[Task statement] Only the lines from the start of the data through the line containing "const tickLabels = ['08:00','16:00','2." should be written out, exactly as they are, with both ends included and the pictures left out.

[Data lines]
········

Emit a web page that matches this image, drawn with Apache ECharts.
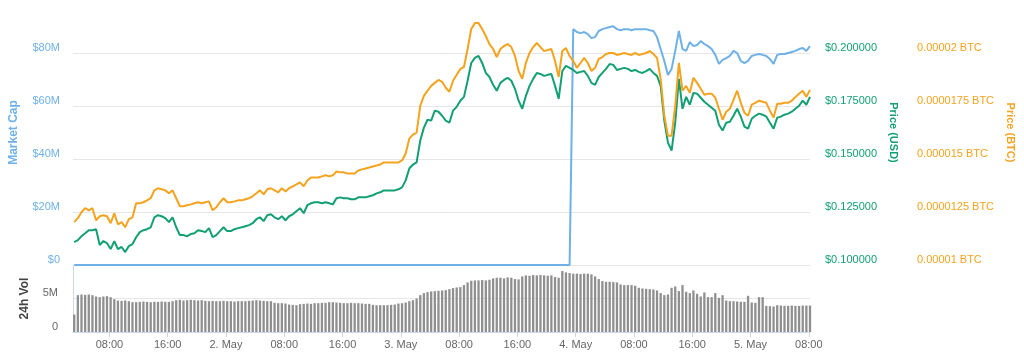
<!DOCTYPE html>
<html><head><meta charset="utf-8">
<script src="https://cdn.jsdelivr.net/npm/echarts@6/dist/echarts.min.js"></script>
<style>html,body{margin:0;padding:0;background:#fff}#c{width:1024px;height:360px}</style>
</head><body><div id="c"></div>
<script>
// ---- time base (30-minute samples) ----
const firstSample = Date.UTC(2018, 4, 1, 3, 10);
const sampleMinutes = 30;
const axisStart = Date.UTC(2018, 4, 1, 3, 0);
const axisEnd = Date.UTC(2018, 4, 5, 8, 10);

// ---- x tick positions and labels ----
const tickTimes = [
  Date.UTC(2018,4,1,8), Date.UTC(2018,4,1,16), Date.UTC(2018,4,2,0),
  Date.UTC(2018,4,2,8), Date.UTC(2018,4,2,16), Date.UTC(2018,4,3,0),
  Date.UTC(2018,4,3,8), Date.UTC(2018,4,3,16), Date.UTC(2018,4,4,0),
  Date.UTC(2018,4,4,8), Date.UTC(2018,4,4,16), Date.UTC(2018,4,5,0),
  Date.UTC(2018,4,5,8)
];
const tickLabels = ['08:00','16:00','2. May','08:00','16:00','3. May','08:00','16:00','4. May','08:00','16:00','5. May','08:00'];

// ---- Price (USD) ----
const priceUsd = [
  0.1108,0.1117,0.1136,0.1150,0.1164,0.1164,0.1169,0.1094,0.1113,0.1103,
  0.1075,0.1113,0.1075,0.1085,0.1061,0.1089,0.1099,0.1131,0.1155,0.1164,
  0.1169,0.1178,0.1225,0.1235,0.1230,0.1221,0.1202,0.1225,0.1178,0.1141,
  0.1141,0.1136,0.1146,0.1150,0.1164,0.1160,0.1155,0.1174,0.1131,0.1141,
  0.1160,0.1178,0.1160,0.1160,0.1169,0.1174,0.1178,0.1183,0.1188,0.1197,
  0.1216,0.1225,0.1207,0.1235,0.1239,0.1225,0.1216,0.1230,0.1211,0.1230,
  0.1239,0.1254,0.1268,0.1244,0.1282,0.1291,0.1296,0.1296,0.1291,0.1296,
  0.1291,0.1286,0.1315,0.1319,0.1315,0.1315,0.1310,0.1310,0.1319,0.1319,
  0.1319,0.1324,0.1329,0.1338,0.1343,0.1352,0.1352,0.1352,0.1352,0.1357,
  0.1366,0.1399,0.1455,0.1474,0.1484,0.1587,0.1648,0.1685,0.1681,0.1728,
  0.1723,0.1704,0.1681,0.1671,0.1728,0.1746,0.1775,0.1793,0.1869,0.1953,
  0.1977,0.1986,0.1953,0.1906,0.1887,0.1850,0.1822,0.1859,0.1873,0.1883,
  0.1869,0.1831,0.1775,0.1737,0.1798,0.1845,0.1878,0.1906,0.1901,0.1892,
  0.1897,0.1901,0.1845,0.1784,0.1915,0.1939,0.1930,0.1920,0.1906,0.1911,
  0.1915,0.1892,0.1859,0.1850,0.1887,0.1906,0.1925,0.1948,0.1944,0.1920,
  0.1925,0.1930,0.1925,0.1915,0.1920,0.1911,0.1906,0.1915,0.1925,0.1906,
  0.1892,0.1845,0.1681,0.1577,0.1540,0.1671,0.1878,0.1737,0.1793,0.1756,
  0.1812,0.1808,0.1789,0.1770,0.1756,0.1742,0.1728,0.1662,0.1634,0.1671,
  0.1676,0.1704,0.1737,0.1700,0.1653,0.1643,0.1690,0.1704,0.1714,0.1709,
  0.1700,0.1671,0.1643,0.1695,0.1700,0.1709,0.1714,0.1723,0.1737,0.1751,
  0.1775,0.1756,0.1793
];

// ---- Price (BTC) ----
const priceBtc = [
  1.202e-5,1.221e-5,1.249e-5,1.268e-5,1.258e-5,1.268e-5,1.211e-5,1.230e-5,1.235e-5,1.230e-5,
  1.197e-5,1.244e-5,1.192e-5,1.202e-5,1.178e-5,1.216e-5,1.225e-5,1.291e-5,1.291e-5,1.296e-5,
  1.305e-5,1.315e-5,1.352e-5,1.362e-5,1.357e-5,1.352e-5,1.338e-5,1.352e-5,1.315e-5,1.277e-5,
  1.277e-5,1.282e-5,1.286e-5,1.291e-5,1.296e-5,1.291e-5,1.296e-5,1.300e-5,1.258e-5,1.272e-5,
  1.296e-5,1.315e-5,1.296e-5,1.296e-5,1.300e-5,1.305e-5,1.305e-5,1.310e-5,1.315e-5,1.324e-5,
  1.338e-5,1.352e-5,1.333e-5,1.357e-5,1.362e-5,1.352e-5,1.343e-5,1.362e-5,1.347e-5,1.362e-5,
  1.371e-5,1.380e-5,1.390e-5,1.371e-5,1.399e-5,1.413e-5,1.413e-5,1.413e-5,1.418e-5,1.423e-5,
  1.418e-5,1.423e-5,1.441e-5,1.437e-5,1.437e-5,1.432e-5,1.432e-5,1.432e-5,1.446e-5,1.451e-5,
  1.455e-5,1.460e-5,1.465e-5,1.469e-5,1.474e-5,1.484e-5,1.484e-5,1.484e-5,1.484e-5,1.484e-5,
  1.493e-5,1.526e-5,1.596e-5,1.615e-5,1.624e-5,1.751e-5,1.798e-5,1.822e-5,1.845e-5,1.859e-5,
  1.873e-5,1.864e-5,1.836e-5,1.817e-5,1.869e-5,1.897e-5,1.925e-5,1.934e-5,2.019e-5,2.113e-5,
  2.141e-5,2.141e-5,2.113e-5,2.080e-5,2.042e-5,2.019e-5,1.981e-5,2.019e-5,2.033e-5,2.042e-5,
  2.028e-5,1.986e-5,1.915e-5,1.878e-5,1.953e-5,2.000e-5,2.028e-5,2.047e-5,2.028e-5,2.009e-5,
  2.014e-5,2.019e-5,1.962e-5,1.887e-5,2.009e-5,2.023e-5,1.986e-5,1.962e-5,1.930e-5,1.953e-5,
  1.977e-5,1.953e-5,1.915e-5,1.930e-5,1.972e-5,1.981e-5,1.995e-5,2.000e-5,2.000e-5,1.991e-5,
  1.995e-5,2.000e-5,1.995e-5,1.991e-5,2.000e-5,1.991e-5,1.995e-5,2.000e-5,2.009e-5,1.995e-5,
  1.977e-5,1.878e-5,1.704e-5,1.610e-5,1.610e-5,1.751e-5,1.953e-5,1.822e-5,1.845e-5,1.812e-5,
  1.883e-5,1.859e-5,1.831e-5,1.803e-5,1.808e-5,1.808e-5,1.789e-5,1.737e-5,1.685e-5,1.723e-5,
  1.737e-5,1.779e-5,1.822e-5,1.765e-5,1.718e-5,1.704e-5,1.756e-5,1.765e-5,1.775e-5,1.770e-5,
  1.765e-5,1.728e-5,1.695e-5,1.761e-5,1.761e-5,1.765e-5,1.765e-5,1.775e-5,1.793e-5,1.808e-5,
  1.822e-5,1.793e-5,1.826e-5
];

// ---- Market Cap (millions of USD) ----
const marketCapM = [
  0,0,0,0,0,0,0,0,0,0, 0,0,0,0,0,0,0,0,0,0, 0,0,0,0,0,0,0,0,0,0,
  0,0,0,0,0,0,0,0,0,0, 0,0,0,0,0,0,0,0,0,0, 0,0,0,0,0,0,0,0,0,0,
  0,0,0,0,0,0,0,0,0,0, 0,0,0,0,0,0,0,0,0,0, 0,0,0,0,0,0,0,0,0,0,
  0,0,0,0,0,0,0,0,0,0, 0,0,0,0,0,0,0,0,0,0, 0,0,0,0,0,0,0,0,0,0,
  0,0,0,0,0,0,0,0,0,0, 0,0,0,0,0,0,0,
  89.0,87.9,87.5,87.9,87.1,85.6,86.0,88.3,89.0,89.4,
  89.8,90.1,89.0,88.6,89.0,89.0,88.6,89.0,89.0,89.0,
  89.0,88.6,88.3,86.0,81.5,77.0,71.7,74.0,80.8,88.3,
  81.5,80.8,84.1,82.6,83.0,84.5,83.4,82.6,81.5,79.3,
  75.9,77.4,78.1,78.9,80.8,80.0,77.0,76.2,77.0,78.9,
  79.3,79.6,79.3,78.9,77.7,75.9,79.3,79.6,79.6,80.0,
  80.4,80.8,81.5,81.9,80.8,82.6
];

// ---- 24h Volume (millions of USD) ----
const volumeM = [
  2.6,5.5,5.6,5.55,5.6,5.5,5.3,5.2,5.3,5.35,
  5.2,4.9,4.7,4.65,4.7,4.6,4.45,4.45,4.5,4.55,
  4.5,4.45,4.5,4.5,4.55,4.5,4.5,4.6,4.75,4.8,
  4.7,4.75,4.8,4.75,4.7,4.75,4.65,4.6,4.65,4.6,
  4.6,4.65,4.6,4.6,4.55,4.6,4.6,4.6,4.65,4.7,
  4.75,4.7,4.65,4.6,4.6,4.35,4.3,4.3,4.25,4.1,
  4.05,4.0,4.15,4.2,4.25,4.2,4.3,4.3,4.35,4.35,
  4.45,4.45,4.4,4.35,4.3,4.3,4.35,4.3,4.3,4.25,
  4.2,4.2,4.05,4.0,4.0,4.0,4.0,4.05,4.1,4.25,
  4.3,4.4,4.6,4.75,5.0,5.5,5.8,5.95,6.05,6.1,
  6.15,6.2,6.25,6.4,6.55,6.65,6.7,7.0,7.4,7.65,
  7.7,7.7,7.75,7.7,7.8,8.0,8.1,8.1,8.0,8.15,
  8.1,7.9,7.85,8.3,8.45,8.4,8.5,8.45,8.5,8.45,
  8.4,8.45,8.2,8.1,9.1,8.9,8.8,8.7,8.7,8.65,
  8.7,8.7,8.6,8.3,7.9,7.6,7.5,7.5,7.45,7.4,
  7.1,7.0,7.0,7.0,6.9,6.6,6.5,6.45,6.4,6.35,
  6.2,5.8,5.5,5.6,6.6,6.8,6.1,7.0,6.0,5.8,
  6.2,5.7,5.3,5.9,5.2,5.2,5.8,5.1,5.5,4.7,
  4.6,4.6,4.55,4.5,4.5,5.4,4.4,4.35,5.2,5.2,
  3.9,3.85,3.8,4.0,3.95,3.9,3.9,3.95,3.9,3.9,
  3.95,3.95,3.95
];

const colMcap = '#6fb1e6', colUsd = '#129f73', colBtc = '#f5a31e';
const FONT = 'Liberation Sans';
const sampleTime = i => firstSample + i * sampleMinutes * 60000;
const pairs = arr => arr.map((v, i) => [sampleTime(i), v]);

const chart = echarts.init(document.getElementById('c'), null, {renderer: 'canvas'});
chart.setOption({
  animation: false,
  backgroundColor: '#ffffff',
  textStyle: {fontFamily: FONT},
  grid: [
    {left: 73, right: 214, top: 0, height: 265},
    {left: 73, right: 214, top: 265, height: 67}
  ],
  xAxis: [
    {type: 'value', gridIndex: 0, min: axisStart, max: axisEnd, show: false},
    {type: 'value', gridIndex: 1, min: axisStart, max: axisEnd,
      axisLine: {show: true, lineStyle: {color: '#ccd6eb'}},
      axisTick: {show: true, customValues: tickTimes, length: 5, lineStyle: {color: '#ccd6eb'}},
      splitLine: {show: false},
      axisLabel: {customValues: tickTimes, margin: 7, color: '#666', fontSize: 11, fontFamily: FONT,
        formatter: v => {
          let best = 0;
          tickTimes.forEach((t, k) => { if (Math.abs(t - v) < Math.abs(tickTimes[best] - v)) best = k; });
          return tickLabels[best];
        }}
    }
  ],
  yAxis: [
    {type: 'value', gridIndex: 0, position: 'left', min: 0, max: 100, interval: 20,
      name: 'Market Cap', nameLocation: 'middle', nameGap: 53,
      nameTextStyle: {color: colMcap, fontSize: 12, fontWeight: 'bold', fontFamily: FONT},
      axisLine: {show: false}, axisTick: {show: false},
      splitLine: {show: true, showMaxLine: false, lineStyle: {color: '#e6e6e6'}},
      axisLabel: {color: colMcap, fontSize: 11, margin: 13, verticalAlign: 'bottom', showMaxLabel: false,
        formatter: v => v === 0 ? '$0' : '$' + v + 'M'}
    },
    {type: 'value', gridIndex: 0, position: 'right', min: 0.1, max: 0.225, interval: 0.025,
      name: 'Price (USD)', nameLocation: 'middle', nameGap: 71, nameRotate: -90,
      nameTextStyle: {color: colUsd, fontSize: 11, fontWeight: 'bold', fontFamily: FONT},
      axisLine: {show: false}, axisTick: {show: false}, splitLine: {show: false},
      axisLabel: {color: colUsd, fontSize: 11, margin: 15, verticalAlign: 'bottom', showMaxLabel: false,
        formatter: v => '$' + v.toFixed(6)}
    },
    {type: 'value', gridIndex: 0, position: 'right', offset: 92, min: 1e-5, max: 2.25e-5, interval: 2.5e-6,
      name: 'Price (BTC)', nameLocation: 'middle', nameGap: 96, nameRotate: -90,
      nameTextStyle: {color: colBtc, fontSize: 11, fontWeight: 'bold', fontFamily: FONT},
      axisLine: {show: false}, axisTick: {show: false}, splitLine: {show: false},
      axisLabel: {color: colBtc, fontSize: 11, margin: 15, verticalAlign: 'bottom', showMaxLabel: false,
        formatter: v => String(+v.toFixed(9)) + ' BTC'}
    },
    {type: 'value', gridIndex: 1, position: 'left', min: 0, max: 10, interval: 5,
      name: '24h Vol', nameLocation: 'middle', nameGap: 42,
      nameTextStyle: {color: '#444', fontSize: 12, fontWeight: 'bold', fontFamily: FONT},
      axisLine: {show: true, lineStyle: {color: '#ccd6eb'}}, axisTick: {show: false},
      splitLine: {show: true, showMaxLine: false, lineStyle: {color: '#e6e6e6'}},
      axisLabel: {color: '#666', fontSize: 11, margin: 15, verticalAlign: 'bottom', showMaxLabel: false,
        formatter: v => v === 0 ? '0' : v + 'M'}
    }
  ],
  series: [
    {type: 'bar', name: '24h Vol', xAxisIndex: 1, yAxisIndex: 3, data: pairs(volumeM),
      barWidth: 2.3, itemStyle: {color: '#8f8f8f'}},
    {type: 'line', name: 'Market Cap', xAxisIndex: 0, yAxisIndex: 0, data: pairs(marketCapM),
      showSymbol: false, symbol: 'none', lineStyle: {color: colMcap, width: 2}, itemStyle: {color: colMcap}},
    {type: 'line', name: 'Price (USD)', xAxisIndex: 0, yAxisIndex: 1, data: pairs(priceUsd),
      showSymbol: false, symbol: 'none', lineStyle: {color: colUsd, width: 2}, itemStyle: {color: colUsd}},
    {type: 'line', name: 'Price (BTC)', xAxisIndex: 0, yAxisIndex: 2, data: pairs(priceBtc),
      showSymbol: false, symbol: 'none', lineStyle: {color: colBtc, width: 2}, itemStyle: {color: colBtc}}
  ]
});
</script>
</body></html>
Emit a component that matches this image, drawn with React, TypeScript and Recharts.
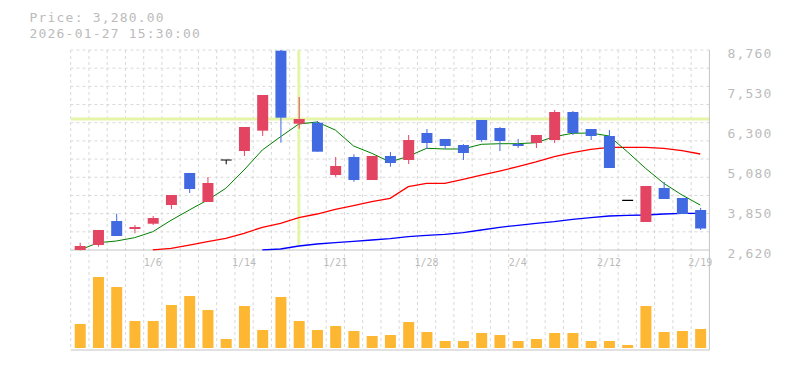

········

[Exercise solution]
Emit a web page that matches this image, drawn with Apache ECharts.
<!DOCTYPE html>
<html><head><meta charset="utf-8">
<script src="https://cdn.jsdelivr.net/npm/echarts@6/dist/echarts.min.js"></script>
<style>html,body{margin:0;padding:0;background:#fff}#c{width:1024px;height:360px}</style>
</head><body><div id="c"></div>
<script>
// ---- time base (30-minute samples) ----
const firstSample = Date.UTC(2018, 4, 1, 3, 10);
const sampleMinutes = 30;
const axisStart = Date.UTC(2018, 4, 1, 3, 0);
const axisEnd = Date.UTC(2018, 4, 5, 8, 10);

// ---- x tick positions and labels ----
const tickTimes = [
  Date.UTC(2018,4,1,8), Date.UTC(2018,4,1,16), Date.UTC(2018,4,2,0),
  Date.UTC(2018,4,2,8), Date.UTC(2018,4,2,16), Date.UTC(2018,4,3,0),
  Date.UTC(2018,4,3,8), Date.UTC(2018,4,3,16), Date.UTC(2018,4,4,0),
  Date.UTC(2018,4,4,8), Date.UTC(2018,4,4,16), Date.UTC(2018,4,5,0),
  Date.UTC(2018,4,5,8)
];
const tickLabels = ['08:00','16:00','2. May','08:00','16:00','3. May','08:00','16:00','4. May','08:00','16:00','5. May','08:00'];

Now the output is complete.